Armenians: My people are in the HOUSE!
So the old city of Jerusalem is divided into 4 quarters. One for each
of the 3 major monotheistic religions, Christianity, Judaism, Muslim,
and the final quarter is the Armenian Quarter. Whats up with
that? How my people, (for my fans that don't know, I'm half Armenian)
got a piece of the city is beyond me.
I even went to the Armenian Museum there, which basically chronicles
each and every time the Armenians were persecuted and slaughtered
ever since they were the first people en mass to convert to Christianity
in 49AD. First, its amazing that there are any Armenians even
left after the slaughter by the Ottomans, the Malumeks, the Romans,
the Turks, and the Russians. Second, hey guys lets convert already...God
is clearly not on our side!
The Armenian Quarter is next to the place where Jesus had the last
supper which I would say he was a lucky guy because a highlight for
me was eating some good Armenian food like my grandmother used to
make. Mmm, stuffed grape leaves, shish kebab, and kibbe with a side
of pita and hummous sounds like a good last meal to me!
Another revelation I had was that an old girlfriend had the same birthday
as the anniversary date of the Armenian Genocide (April 24th)...I
knew there was always something I didn't like about the girl but I
never could put my finger on it...probably because I could never remember
Jerusalem is a surreal place to be. First, its a city that is
7,000 years old, which would make Jesus a relative new comer since
he was here just 2,000 years ago. Second, I'm writing this email in
an internet cafe that Jesus would have walked past as he carried his
cross to the crucifixion. And on one hand it is amazing that the idea
of peace and hope and brotherly love started here and spread around
the world through 3 different religions and yet I helped break up
a fight between two guys in the street tonight. It is bizarre and
fascinating at the same time.
Other weird things are that Mount Zion and Mount Olive, are not mountains
at all, they are barely grassy knolls. I feel mislead all these years
that the literal word of the bible isn't true! Next, I'll probably
find out that there wasn't and ark!
Tomb of Jesus- where he rose from the dead
And according to what is supposedly, the place Jesus had the last
supper, was condemned to death, carried the cross, was crucified,
and buried all happened in about a quarter mile radius. His crucifixion
was 20 feet from his tomb...I don't know about you but that sounds
fishy to me. I always imagined it was at least down the street, not
20 feet away! I think the queen that did the "investigation"
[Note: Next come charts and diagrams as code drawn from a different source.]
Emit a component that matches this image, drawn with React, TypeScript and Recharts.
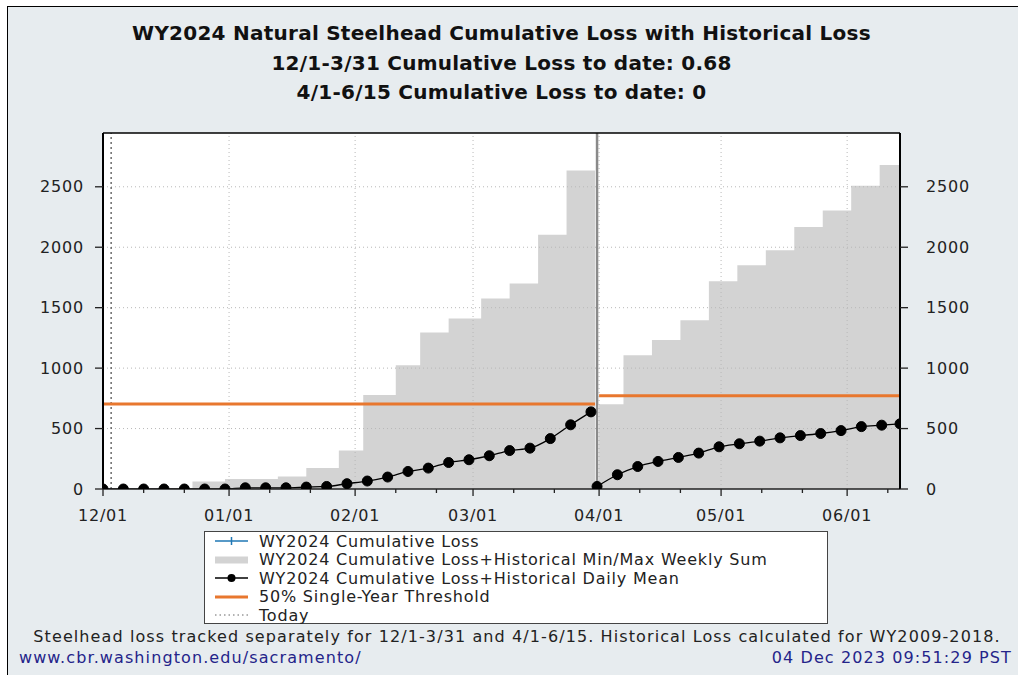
import React from 'react';
import { ComposedChart, Area, Line, XAxis, YAxis, CartesianGrid, ReferenceLine } from 'recharts';

// x values are days since 12/01/2023 (2024 is a leap year)
const monthTicks = [0, 31, 62, 91, 122, 152, 183];
const monthLabels = ['12/01', '01/01', '02/01', '03/01', '04/01', '05/01', '06/01'];
const minorTicks = [10, 20, 41, 51, 72, 82, 101, 111, 132, 142, 162, 172, 193];
const yTicks = [0, 500, 1000, 1500, 2000, 2500];
const xMax = 196;
const yMax = 2945;
const todayDay = 2;
const seasonSplitDay = 121.5;

// 12/1-3/31 season
const winterStepDays = [0, 22, 30, 43, 50, 58, 64, 72, 78, 85, 93, 100, 107, 114, 121];
const winterMaxSum = [0, 63, 83, 104, 173, 318, 778, 1023, 1295, 1411, 1576, 1700, 2104, 2634, 2634];
const winterMeanDays = [0, 5, 10, 15, 20, 25, 30, 35, 40, 45, 50, 55, 60, 65, 70, 75, 80, 85, 90, 95, 100, 105, 110, 115, 120];
const winterMean = [0, 0, 0, 0, 0, 0, 0, 10, 10, 10, 16, 21, 44, 66, 99, 145, 173, 219, 242, 275, 318, 338, 417, 531, 638];
const winterThresholdDays = [0, 121];
const winterThreshold = 704;

// 4/1-6/15 season
const springStepDays = [122, 128, 135, 142, 149, 156, 163, 170, 177, 184, 191, 196];
const springMaxSum = [701, 1106, 1232, 1397, 1719, 1851, 1975, 2167, 2304, 2508, 2681, 2681];
const springMeanDays = [121.5, 126.5, 131.5, 136.5, 141.5, 146.5, 151.5, 156.5, 161.5, 166.5, 171.5, 176.5, 181.5, 186.5, 191.5, 196];
const springMean = [21, 118, 186, 228, 261, 297, 349, 374, 396, 423, 442, 459, 483, 516, 528, 539];
const springThresholdDays = [122, 196];
const springThreshold = 772;

// WY2024 observed cumulative loss so far
const lossDays = [0, 1, 2];
const lossValues = [0, 0.68, 0.68];

const rows = (days: number[], vals: number[]) => days.map((day, i) => ({ day, value: vals[i] }));
const flat = (days: number[], v: number) => days.map((day) => ({ day, value: v }));

const FONT = '"DejaVu Sans", sans-serif';
const INK = '#222';
const GRAY = '#d3d3d3';
const ORANGE = '#e8772e';
const BLUE = '#1f77b4';
const NAVY = '#24248a';

const DayTick = (props: any) => {
  const { x, y, payload } = props;
  const i = monthTicks.indexOf(payload.value);
  const axisY = y - 7 - 14;
  return (
    <g>
      <line x1={x} x2={x} y1={axisY} y2={axisY + (i >= 0 ? 7 : 4)} stroke={INK} strokeWidth={1.3} />
      {i >= 0 && (
        <text x={x} y={y} dy="0.71em" textAnchor="middle" fill={INK} fontSize={16} letterSpacing={0.8}>
          {monthLabels[i]}
        </text>
      )}
    </g>
  );
};

const grid = { stroke: '#b8b8b8', strokeDasharray: '1 3', strokeWidth: 1 };

const legendItems = [
  { label: 'WY2024 Cumulative Loss', kind: 'plus' },
  { label: 'WY2024 Cumulative Loss+Historical Min/Max Weekly Sum', kind: 'fill' },
  { label: 'WY2024 Cumulative Loss+Historical Daily Mean', kind: 'dot' },
  { label: '50% Single-Year Threshold', kind: 'orange' },
  { label: 'Today', kind: 'today' },
];

const Swatch = ({ kind }: { kind: string }) => (
  <svg width={34} height={18} style={{ display: 'block' }}>
    {kind === 'plus' && (
      <g stroke={BLUE} strokeWidth={1.5}>
        <line x1={0} x2={33} y1={9} y2={9} />
        <line x1={16.5} x2={16.5} y1={5} y2={13} />
      </g>
    )}
    {kind === 'fill' && <rect x={0} y={5.5} width={33} height={7} fill={GRAY} />}
    {kind === 'dot' && (
      <g>
        <line x1={0} x2={33} y1={9} y2={9} stroke="#000" strokeWidth={1.5} />
        <circle cx={16.5} cy={9} r={4} fill="#000" />
      </g>
    )}
    {kind === 'orange' && <line x1={0} x2={33} y1={9} y2={9} stroke={ORANGE} strokeWidth={3} />}
    {kind === 'today' && <line x1={0} x2={33} y1={9} y2={9} stroke="#666" strokeWidth={1} strokeDasharray="1.5 3" />}
  </svg>
);

export default function App() {
  return (
    <div style={{ position: 'absolute', left: 0, top: 0, width: 1018, height: 675, background: '#fff', fontFamily: FONT, overflow: 'hidden' }}>
      <div style={{ position: 'absolute', left: 7, top: 6, right: 0, bottom: 0, background: '#e7ecef', borderTop: '1.5px solid #000', borderLeft: '1.5px solid #000' }} />

      <div style={{ position: 'absolute', left: 103, top: 19, width: 797, textAlign: 'center', fontWeight: 'bold', fontSize: 20, letterSpacing: 0.25, lineHeight: '29.5px', color: '#111', whiteSpace: 'nowrap' }}>
        <div>WY2024 Natural Steelhead Cumulative Loss with Historical Loss</div>
        <div>12/1-3/31 Cumulative Loss to date: 0.68</div>
        <div>4/1-6/15 Cumulative Loss to date: 0</div>
      </div>

      <div style={{ position: 'absolute', left: 0, top: 0 }}>
        <ComposedChart width={1018} height={675} margin={{ top: 133, right: 58, bottom: 156, left: 43 }}>
          <CartesianGrid fill="#fff" horizontal={false} vertical={false} />
          <XAxis
            dataKey="day"
            type="number"
            domain={[0, xMax]}
            ticks={[...monthTicks, ...minorTicks].sort((a, b) => a - b)}
            interval={0}
            allowDataOverflow
            height={30}
            tickSize={7}
            tickMargin={14}
            tickLine={false}
            tick={DayTick}
            axisLine={{ stroke: INK, strokeWidth: 1.5 }}
          />
          <YAxis
            yAxisId="left"
            width={60}
            domain={[0, yMax]}
            ticks={yTicks}
            interval={0}
            allowDataOverflow
            tickSize={8}
            tickMargin={11}
            tickLine={{ stroke: INK, strokeWidth: 1.3 }}
            axisLine={{ stroke: '#000', strokeWidth: 2 }}
            tick={{ fill: INK, fontSize: 16, letterSpacing: 0.8 }}
          />
          <YAxis
            yAxisId="right"
            orientation="right"
            width={60}
            domain={[0, yMax]}
            ticks={yTicks}
            interval={0}
            allowDataOverflow
            tickSize={8}
            tickMargin={18}
            tickLine={{ stroke: INK, strokeWidth: 1.3 }}
            axisLine={{ stroke: '#000', strokeWidth: 2 }}
            tick={{ fill: INK, fontSize: 16, letterSpacing: 0.8, textAnchor: 'start' }}
          />

          <Area yAxisId="left" data={rows(winterStepDays, winterMaxSum)} dataKey="value" type="stepAfter" fill={GRAY} fillOpacity={1} stroke="none" isAnimationActive={false} />
          <Area yAxisId="left" data={rows(springStepDays, springMaxSum)} dataKey="value" type="stepAfter" fill={GRAY} fillOpacity={1} stroke="none" isAnimationActive={false} />

          {yTicks.slice(1).map((v) => (
            <ReferenceLine key={'h' + v} yAxisId="left" y={v} {...grid} />
          ))}
          {monthTicks.slice(1).map((d) => (
            <ReferenceLine key={'v' + d} yAxisId="left" x={d} {...grid} />
          ))}
          <ReferenceLine yAxisId="left" x={todayDay} stroke="#555" strokeWidth={1.3} strokeDasharray="2 3" />
          <ReferenceLine yAxisId="left" x={seasonSplitDay} stroke="#8a8a8a" strokeWidth={2.5} />
          <ReferenceLine yAxisId="left" y={yMax} stroke="#000" strokeWidth={1.5} />

          <Line yAxisId="left" data={flat(winterThresholdDays, winterThreshold)} dataKey="value" stroke={ORANGE} strokeWidth={3} dot={false} isAnimationActive={false} />
          <Line yAxisId="left" data={flat(springThresholdDays, springThreshold)} dataKey="value" stroke={ORANGE} strokeWidth={3} dot={false} isAnimationActive={false} />

          <Line yAxisId="left" data={rows(lossDays, lossValues)} dataKey="value" stroke={BLUE} strokeWidth={1.5} dot={false} isAnimationActive={false} />
          <Line yAxisId="left" data={rows(winterMeanDays, winterMean)} dataKey="value" type="monotone" stroke="#000" strokeWidth={1.3} dot={{ r: 5, fill: '#000', stroke: '#000', strokeWidth: 1 }} isAnimationActive={false} />
          <Line yAxisId="left" data={rows(springMeanDays, springMean)} dataKey="value" type="monotone" stroke="#000" strokeWidth={1.3} dot={{ r: 5, fill: '#000', stroke: '#000', strokeWidth: 1 }} isAnimationActive={false} />
        </ComposedChart>
      </div>

      <div style={{ position: 'absolute', left: 204, top: 531, width: 612, height: 91, border: '1px solid #444', background: '#fff', paddingLeft: 10, boxSizing: 'content-box' }}>
        {legendItems.map((it) => (
          <div key={it.label} style={{ display: 'flex', alignItems: 'center', height: 18.5, fontSize: 16, letterSpacing: 0.8, color: INK, whiteSpace: 'nowrap' }}>
            <Swatch kind={it.kind} />
            <span style={{ marginLeft: 10 }}>{it.label}</span>
          </div>
        ))}
      </div>

      <div style={{ position: 'absolute', left: 7, width: 1020, top: 627, textAlign: 'center', fontSize: 16, letterSpacing: 1.1, lineHeight: '20px', color: INK, whiteSpace: 'nowrap' }}>
        Steelhead loss tracked separately for 12/1-3/31 and 4/1-6/15. Historical Loss calculated for WY2009-2018.
      </div>
      <div style={{ position: 'absolute', left: 19, top: 648, fontSize: 16, letterSpacing: 1.1, lineHeight: '20px', color: NAVY, whiteSpace: 'nowrap' }}>
        www.cbr.washington.edu/sacramento/
      </div>
      <div style={{ position: 'absolute', right: 6, top: 648, fontSize: 16, letterSpacing: 1.1, lineHeight: '20px', color: NAVY, whiteSpace: 'nowrap' }}>
        04 Dec 2023 09:51:29 PST
      </div>
    </div>
  );
}
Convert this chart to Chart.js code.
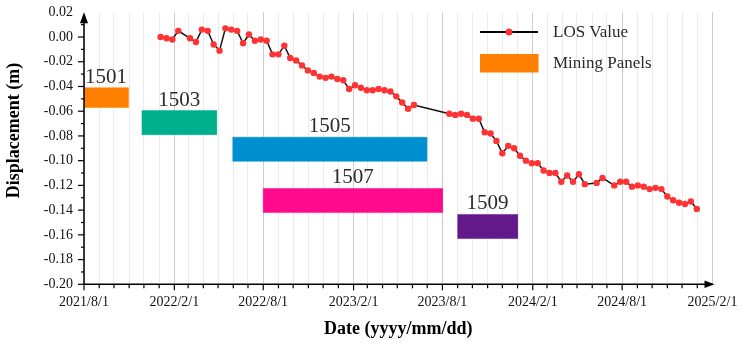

into these things during the crusades might have been a little lazy
and said "this looks like a good spot...yeah build the church
here." Plus I'd like to think Jesus was smart enough to have
his last supper more than 300 yards from the place he was condemned
and crucified...he wasn't really making them look too hard for him...he
could have just had them over for dinner! I mean they were right next
Also for all the money the Church brings in you think they could pay
for a real vase in Jesus's tomb, but instead they have a Sprite
Bottle! I mean I commend them for recycling, but come on...its
the Lord's Tomb...spring for the $5 vase already!
And finally, it's time to offend the Muslims reading my blog.
I tried to get into the Dome of the Rock, which is supposedly the
place where Mohammed was transported (I think in the same way that
Captain Kirk on Star trek is transported) from Mecca to Jerusalem
in one night by God so that he could pray with Jesus, Abraham, Noah,
Joshua, and Moses. Now remember back then they didn't have planes
so one night was an impressive feat...now if it took a whole night
to get from Mecca to Jerusalem you'd probably have a 23 hour layover
in the Dubai Airport. Anyway, as I tried to get in they asked me if
I was Muslim, to which I responded "I could be...I'm tossing
around the whole conversion thing." They didn't find that humorous.